E non pensate che chi scrive abbia trovato la via. Anzi… Il pensiero di oggi è un memo che mi serve a rimettermi in carreggiata.
Nelle scorse settimane sono stato impegnato a traslocare. Lunedì scorso ho dormito per l’ultima volta nel mio appartamento di Milano e martedì ho consegnato le chiavi ai nuovi proprietari.
Me ne sono andato. Ho chiuso per l’ultima volta quella porta, senza provare nulla. Tanto che mi sono chiesto cosa ci fosse che non andava in me.
Ho vissuto in quella casa per 18 anni. Sono stati anni pieni. Vivevo con la mia famiglia, con due cani, avevo un sacco di cose da fare. Come ogni vita aveva gli alti e i bassi, ma al setaccio della memoria oggi rimangono soprattutto i bei momenti.

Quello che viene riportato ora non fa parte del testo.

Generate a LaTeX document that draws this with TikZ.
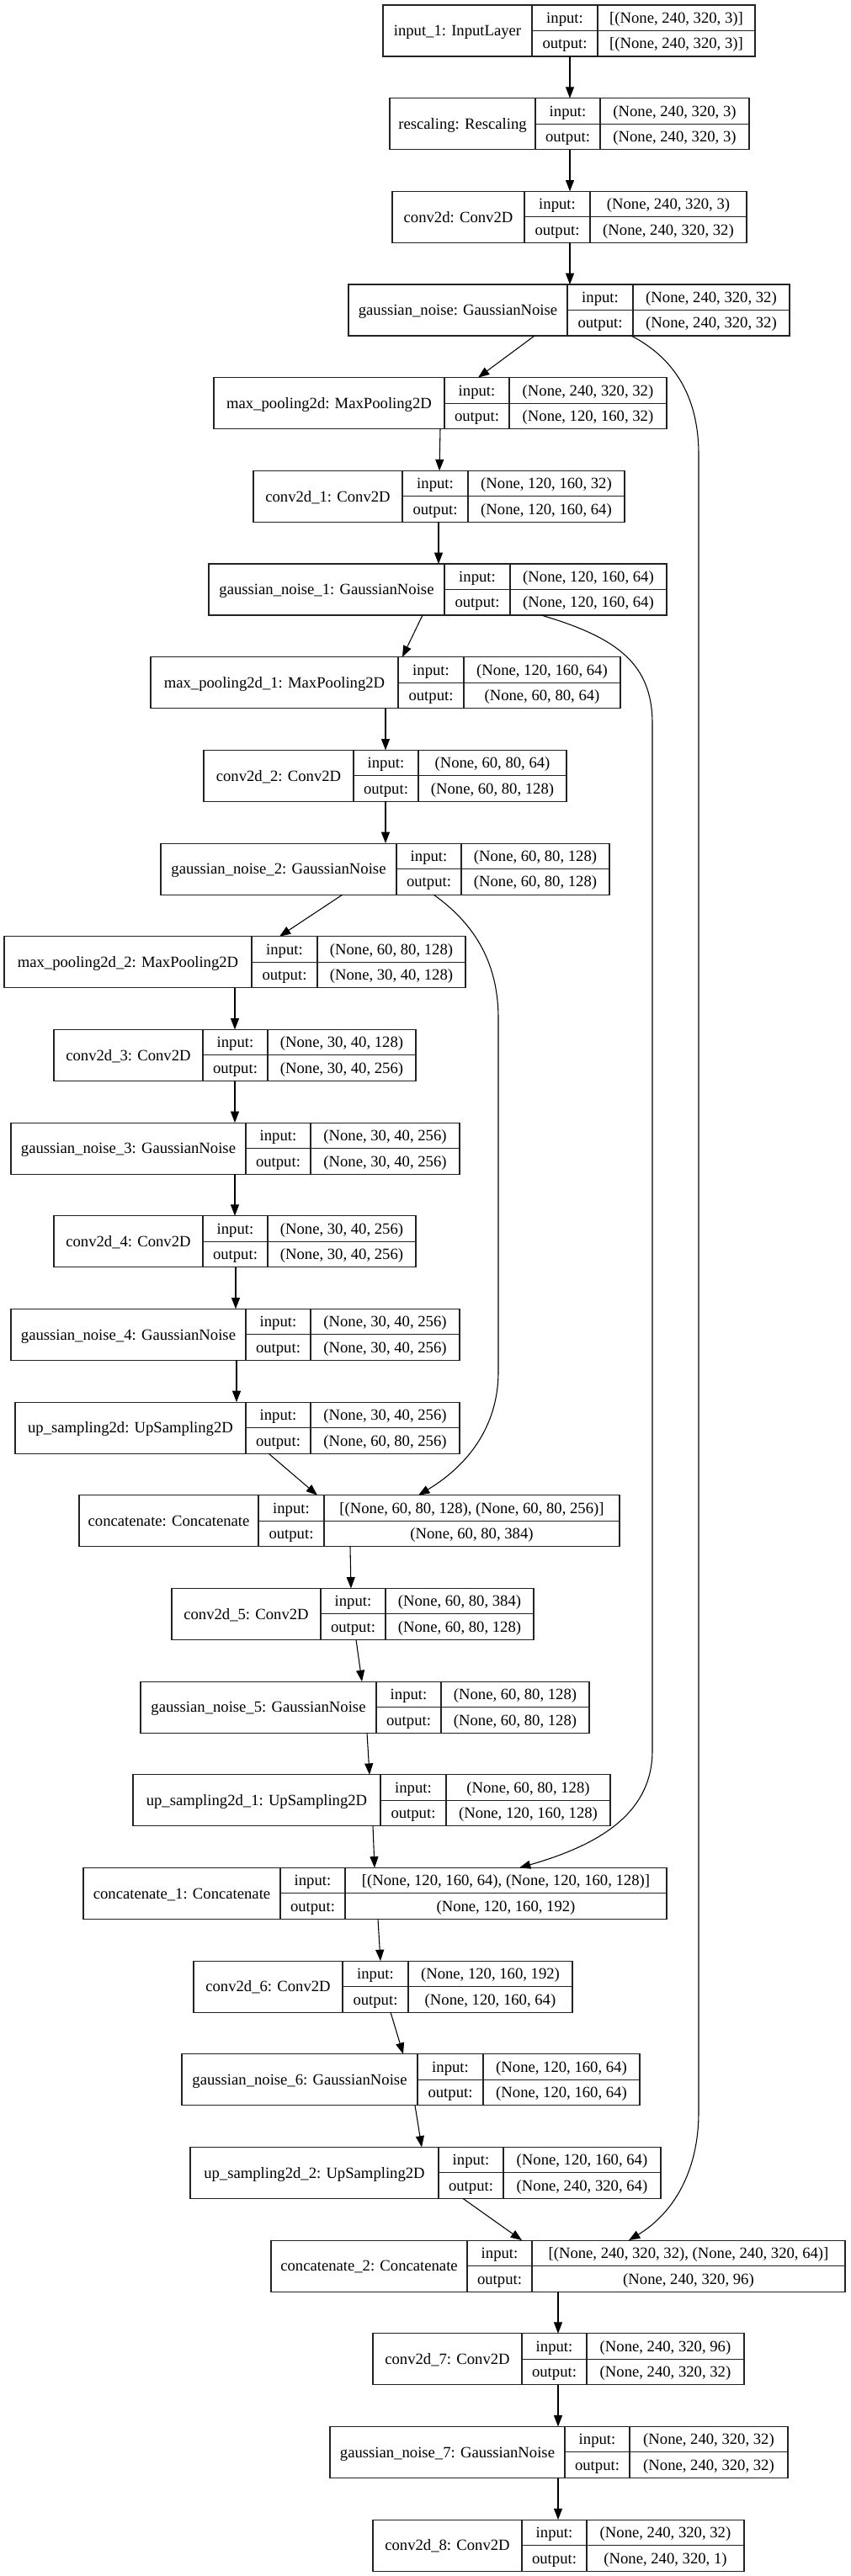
\documentclass[tikz,border=0pt]{standalone}
\usepackage{fontspec}
\setmainfont{Liberation Serif}
\usetikzlibrary{arrows.meta}
\definecolor{boxline}{HTML}{222222}
\tikzset{
  layer/.style={draw=boxline, line width=0.8pt, rectangle, inner sep=0pt, outer sep=0pt, minimum height=45.75pt},
  cellline/.style={draw=boxline, line width=0.8pt},
  txt/.style={inner sep=0pt, text height=9.3pt, text depth=0pt, font=\fontsize{14}{16}\selectfont},
  arr/.style={draw=black, line width=0.8pt, -{Triangle[length=10pt,width=7.5pt]}},
}
\newcommand\layerbox[9]{%
  \pgfmathsetmacro\lbT{6+#2*110.67}%
  \pgfmathsetmacro\lbB{\lbT+61}%
  \pgfmathsetmacro\lbM{\lbT+30.5}%
  \pgfmathsetmacro\lbX{(#3+#6)/2}%
  \pgfmathsetmacro\lbW{(#6-#3)*0.75}%
  \node[layer, minimum width=\lbW pt] (#1) at (\lbX,\lbM) {};
  \draw[cellline] (#4,\lbT) -- (#4,\lbB) (#5,\lbT) -- (#5,\lbB) (#4,\lbM) -- (#6,\lbM);
  \node[txt] (#1-name) at ({(#3+#4)/2},\lbM) {#7};
  \node[txt] (#1-il) at ({(#4+#5)/2},{\lbT+15.25}) {input:};
  \node[txt] (#1-ol) at ({(#4+#5)/2},{\lbT+45.75}) {output:};
  \node[txt] (#1-iv) at ({(#5+#6)/2},{\lbT+15.25}) {#8};
  \node[txt] (#1-ov) at ({(#5+#6)/2},{\lbT+45.75}) {#9};
}
\begin{document}
\begin{tikzpicture}[x=0.75pt,y=-0.75pt]
\fill[white] (0,0) rectangle (1010,3061);
\useasboundingbox (0,0) rectangle (1010,3061);

\layerbox{in1}{0}{455}{632}{710}{897}{input\_1: InputLayer}{[(None, 240, 320, 3)]}{[(None, 240, 320, 3)]}
\layerbox{resc}{1}{463}{636}{713}{890}{rescaling: Rescaling}{(None, 240, 320, 3)}{(None, 240, 320, 3)}
\layerbox{c0}{2}{466}{623}{701}{887}{conv2d: Conv2D}{(None, 240, 320, 3)}{(None, 240, 320, 32)}
\layerbox{g0}{3}{414}{674}{752}{938}{gaussian\_noise: GaussianNoise}{(None, 240, 320, 32)}{(None, 240, 320, 32)}
\layerbox{m0}{4}{254}{528}{605}{792}{max\_pooling2d: MaxPooling2D}{(None, 240, 320, 32)}{(None, 120, 160, 32)}
\layerbox{c1}{5}{301}{478}{556}{742}{conv2d\_1: Conv2D}{(None, 120, 160, 32)}{(None, 120, 160, 64)}
\layerbox{g1}{6}{248}{528}{606}{792}{gaussian\_noise\_1: GaussianNoise}{(None, 120, 160, 64)}{(None, 120, 160, 64)}
\layerbox{m1}{7}{179}{473}{551}{737}{max\_pooling2d\_1: MaxPooling2D}{(None, 120, 160, 64)}{(None, 60, 80, 64)}
\layerbox{c2}{8}{242}{420}{497}{673}{conv2d\_2: Conv2D}{(None, 60, 80, 64)}{(None, 60, 80, 128)}
\layerbox{g2}{9}{191}{471}{548}{724}{gaussian\_noise\_2: GaussianNoise}{(None, 60, 80, 128)}{(None, 60, 80, 128)}
\layerbox{m2}{10}{5}{299}{377}{553}{max\_pooling2d\_2: MaxPooling2D}{(None, 60, 80, 128)}{(None, 30, 40, 128)}
\layerbox{c3}{11}{64}{241}{318}{494}{conv2d\_3: Conv2D}{(None, 30, 40, 128)}{(None, 30, 40, 256)}
\layerbox{g3}{12}{13}{292}{369}{546}{gaussian\_noise\_3: GaussianNoise}{(None, 30, 40, 256)}{(None, 30, 40, 256)}
\layerbox{c4}{13}{64}{241}{318}{494}{conv2d\_4: Conv2D}{(None, 30, 40, 256)}{(None, 30, 40, 256)}
\layerbox{g4}{14}{13}{292}{369}{546}{gaussian\_noise\_4: GaussianNoise}{(None, 30, 40, 256)}{(None, 30, 40, 256)}
\layerbox{u0}{15}{18}{292}{369}{546}{up\_sampling2d: UpSampling2D}{(None, 30, 40, 256)}{(None, 60, 80, 256)}
\layerbox{k0}{16}{94}{307}{385}{736}{concatenate: Concatenate}{[(None, 60, 80, 128), (None, 60, 80, 256)]}{(None, 60, 80, 384)}
\layerbox{c5}{17}{204}{381}{458}{634}{conv2d\_5: Conv2D}{(None, 60, 80, 384)}{(None, 60, 80, 128)}
\layerbox{g5}{18}{167}{447}{524}{700}{gaussian\_noise\_5: GaussianNoise}{(None, 60, 80, 128)}{(None, 60, 80, 128)}
\layerbox{u1}{19}{158}{452}{530}{725}{up\_sampling2d\_1: UpSampling2D}{(None, 60, 80, 128)}{(None, 120, 160, 128)}
\layerbox{k1}{20}{99}{333}{410}{792}{concatenate\_1: Concatenate}{[(None, 120, 160, 64), (None, 120, 160, 128)]}{(None, 120, 160, 192)}
\layerbox{c6}{21}{230}{407}{485}{680}{conv2d\_6: Conv2D}{(None, 120, 160, 192)}{(None, 120, 160, 64)}
\layerbox{g6}{22}{216}{496}{574}{760}{gaussian\_noise\_6: GaussianNoise}{(None, 120, 160, 64)}{(None, 120, 160, 64)}
\layerbox{u2}{23}{226}{521}{598}{785}{up\_sampling2d\_2: UpSampling2D}{(None, 120, 160, 64)}{(None, 240, 320, 64)}
\layerbox{k2}{24}{322}{555}{632}{1004}{concatenate\_2: Concatenate}{[(None, 240, 320, 32), (None, 240, 320, 64)]}{(None, 240, 320, 96)}
\layerbox{c7}{25}{443}{620}{697}{884}{conv2d\_7: Conv2D}{(None, 240, 320, 96)}{(None, 240, 320, 32)}
\layerbox{g7}{26}{392}{671}{748}{936}{gaussian\_noise\_7: GaussianNoise}{(None, 240, 320, 32)}{(None, 240, 320, 32)}
\layerbox{c8}{27}{443}{620}{697}{884}{conv2d\_8: Conv2D}{(None, 240, 320, 32)}{(None, 240, 320, 1)}

% straight connectors
\draw[arr] (in1.south -| 677,0) -- (resc.north -| 677,0);
\draw[arr] (resc.south -| 677,0) -- (c0.north -| 677,0);
\draw[arr] (c0.south -| 677,0) -- (g0.north -| 677,0);
\draw[arr] (g0.south -| 635,0) -- (m0.north -| 568,0);
\draw[arr] (m0.south -| 523,0) -- (c1.north -| 522,0);
\draw[arr] (c1.south -| 521,0) -- (g1.north -| 521,0);
\draw[arr] (g1.south -| 502,0) -- (m1.north -| 478,0);
\draw[arr] (m1.south -| 458,0) -- (c2.north -| 458,0);
\draw[arr] (c2.south -| 458,0) -- (g2.north -| 458,0);
\draw[arr] (g2.south -| 407,0) -- (m2.north -| 332,0);
\draw[arr] (m2.south -| 279,0) -- (c3.north -| 279,0);
\draw[arr] (c3.south -| 279,0) -- (g3.north -| 279,0);
\draw[arr] (g3.south -| 279,0) -- (c4.north -| 279,0);
\draw[arr] (c4.south -| 280,0) -- (g4.north -| 280,0);
\draw[arr] (g4.south -| 281,0) -- (u0.north -| 281,0);
\draw[arr] (u0.south -| 319,0) -- (k0.north -| 377,0);
\draw[arr] (k0.south -| 416,0) -- (c5.north -| 417,0);
\draw[arr] (c5.south -| 423,0) -- (g5.north -| 430,0);
\draw[arr] (g5.south -| 436,0) -- (u1.north -| 439,0);
\draw[arr] (u1.south -| 443,0) -- (k1.north -| 445,0);
\draw[arr] (k1.south -| 449,0) -- (c6.north -| 452,0);
\draw[arr] (c6.south -| 464,0) -- (g6.north -| 479,0);
\draw[arr] (g6.south -| 493,0) -- (u2.north -| 501,0);
\draw[arr] (u2.south -| 550,0) -- (k2.north -| 620,0);
\draw[arr] (k2.south -| 663,0) -- (c7.north -| 663,0);
\draw[arr] (c7.south -| 663,0) -- (g7.north -| 663,0);
\draw[arr] (g7.south -| 663,0) -- (c8.north -| 663,0);

% skip connectors
\draw[arr] (g0.south -| 750,0) .. controls (800,425) and (830,470) .. (830,540)
  -- (830,2510) .. controls (830,2580) and (800,2630) .. (k2.north -| 747,0);
\draw[arr] (g1.south -| 643,0) .. controls (735,758) and (775,790) .. (775,860)
  -- (775,2080) .. controls (775,2150) and (720,2190) .. (k1.north -| 617,0);
\draw[arr] (g2.south -| 515,0) .. controls (560,1095) and (592,1140) .. (592,1210)
  -- (592,1630) .. controls (592,1700) and (550,1745) .. (k0.north -| 497,0);
\end{tikzpicture}
\end{document}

Eppure non ho provato alcun rimpianto uscendo per l’ultima volta da quel portone, lungo il vialetto del giardino, osservando il risvegliarsi delle strade che tante volte ho percorso.
Stamattina mi sono svegliato nella mia nuova casa. O meglio quella che era già la mia casa nei week end e durante le vacanze ma che adesso è diventata la sola casa. Sono uscito in terrazzo e ho fotografato il Mont Blanc per condividere la vista con voi.
Molti intuiranno il motivo di questa mia scelta.
Eppure di nuovo non mi sento “arrivato”. Sono soddisfatto di dove sono, è un lunghissimo passo avanti nel mio progetto personale di ricerca della felicità, ma è una tappa.
Io vivo per il viaggio. Non ho posti dove tornare. Casa è dove mi fermo la notte.
Ogni traguardo è una nuova linea di partenza. Qualcuno penserà che è un modo stressante di condurre la propria esistenza.